The European Central Bank’s defibrillator for the Eurozone economy appears to be working: the economy is growing at its fastest rate in nearly a year, and the threat of deflation, which had everyone spooked only four months ago, appears to be waning, according to surveys out Wednesday.
However, it’s a different story still in China, where a parallel survey showed the manufacturing sector treading water in March, continuing to cut prices and shed labor.
Research firm Markit said its Purchasing Managers’ Index for the Eurozone hit a 10-month high of 52.2, up from an initial estimate of 51.9 and up from 51.0 in February. Activity accelerated in three of the four biggest Eurozone economies–Germany, Italy and Spain, while in France the manufacturing sector continued to contract, albeit at a slower pace.
More than anything else, it’s the fall in the euro since the ECB announced its quantitative easing policy that has helped, making Eurozone exports cheaper for the rest of the world, especially the U.S.. New export orders rose to their highest in 11 months, encouraging manufacturers to hire at the fastest rate in over three and a half years.
Nick Kounis, an economist with ABN Amro in Amsterdam, said the figures suggest gross domestic product will have grown at around an annualized rate of 1.5% in the first quarter, its strongest performance in four years. He also reckons that, with loose ECB policy creating a strong cyclical tailwind, that pace will rise to over 2% in the second half of the year.
There was also encouraging news on the deflation front. The ECB had launched QE mainly because it was afraid that collapsing oil prices, against the background of a weak economy, would create self-fulfilling fears of a destructive downward spiral of wages and prices. Those fears now appear to be on the wane, as companies reported input prices rising for the first time in seven months. Kounis says that the 15% drop in the euro’s trade-weighted exchange rate in recent months “is going to provide a huge impulse for import prices that will prop up core goods price inflation.”
There was no such good news out of China, though. Markit’s PMI (produced jointly with HSBC), fell back to 49.6 in March, below the 50 level that reflects constant levels of activity.

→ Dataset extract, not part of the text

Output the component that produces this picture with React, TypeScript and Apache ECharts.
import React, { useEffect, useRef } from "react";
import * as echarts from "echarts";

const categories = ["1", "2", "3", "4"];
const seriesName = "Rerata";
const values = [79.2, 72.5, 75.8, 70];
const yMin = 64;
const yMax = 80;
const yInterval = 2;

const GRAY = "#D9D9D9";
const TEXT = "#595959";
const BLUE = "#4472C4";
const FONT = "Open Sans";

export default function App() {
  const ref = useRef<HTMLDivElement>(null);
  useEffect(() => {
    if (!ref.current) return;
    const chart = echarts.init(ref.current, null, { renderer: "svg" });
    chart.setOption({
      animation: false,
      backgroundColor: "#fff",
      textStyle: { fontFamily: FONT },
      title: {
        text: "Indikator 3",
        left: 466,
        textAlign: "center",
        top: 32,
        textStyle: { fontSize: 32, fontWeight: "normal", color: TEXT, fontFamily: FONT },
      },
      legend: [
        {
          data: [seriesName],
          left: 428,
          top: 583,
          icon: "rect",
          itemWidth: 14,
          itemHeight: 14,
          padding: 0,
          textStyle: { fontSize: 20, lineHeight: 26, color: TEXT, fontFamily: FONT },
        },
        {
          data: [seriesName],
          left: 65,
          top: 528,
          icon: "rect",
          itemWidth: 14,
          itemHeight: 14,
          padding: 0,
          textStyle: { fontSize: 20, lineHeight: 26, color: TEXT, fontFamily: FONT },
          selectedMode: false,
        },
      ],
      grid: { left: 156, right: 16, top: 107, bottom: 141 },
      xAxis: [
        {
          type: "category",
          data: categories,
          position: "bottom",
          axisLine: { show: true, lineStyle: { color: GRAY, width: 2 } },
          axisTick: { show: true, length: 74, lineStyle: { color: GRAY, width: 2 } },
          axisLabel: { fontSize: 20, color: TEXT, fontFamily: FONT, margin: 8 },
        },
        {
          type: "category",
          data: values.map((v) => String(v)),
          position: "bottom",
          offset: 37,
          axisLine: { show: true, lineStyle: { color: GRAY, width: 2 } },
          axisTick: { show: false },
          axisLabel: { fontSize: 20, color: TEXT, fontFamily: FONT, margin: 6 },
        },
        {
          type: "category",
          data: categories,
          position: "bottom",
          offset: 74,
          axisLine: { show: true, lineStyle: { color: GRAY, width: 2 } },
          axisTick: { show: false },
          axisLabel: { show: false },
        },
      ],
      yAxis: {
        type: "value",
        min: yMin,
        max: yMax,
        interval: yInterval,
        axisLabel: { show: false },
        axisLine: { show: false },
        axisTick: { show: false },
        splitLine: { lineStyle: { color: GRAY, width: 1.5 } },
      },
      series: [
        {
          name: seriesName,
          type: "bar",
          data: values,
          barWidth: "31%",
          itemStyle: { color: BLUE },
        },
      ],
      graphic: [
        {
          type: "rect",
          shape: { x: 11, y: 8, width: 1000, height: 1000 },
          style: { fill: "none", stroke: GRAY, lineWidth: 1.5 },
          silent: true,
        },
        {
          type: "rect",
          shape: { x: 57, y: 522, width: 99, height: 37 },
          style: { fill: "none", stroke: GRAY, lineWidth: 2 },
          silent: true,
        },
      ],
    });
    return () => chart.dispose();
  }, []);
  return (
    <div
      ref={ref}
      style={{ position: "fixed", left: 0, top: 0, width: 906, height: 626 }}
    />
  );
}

Markit’s Annabel Fiddes said job shedding by manufacturers hit its fastest rate since the summer, and noted that companies continued to cut their output prices to keep customers rather than pocket the extra profit margin offered by cheaper raw materials prices. Factory gate prices in China fell at their fastest pace in nearly six years in the first two months of 2015, according to the National Bureau of Statistics.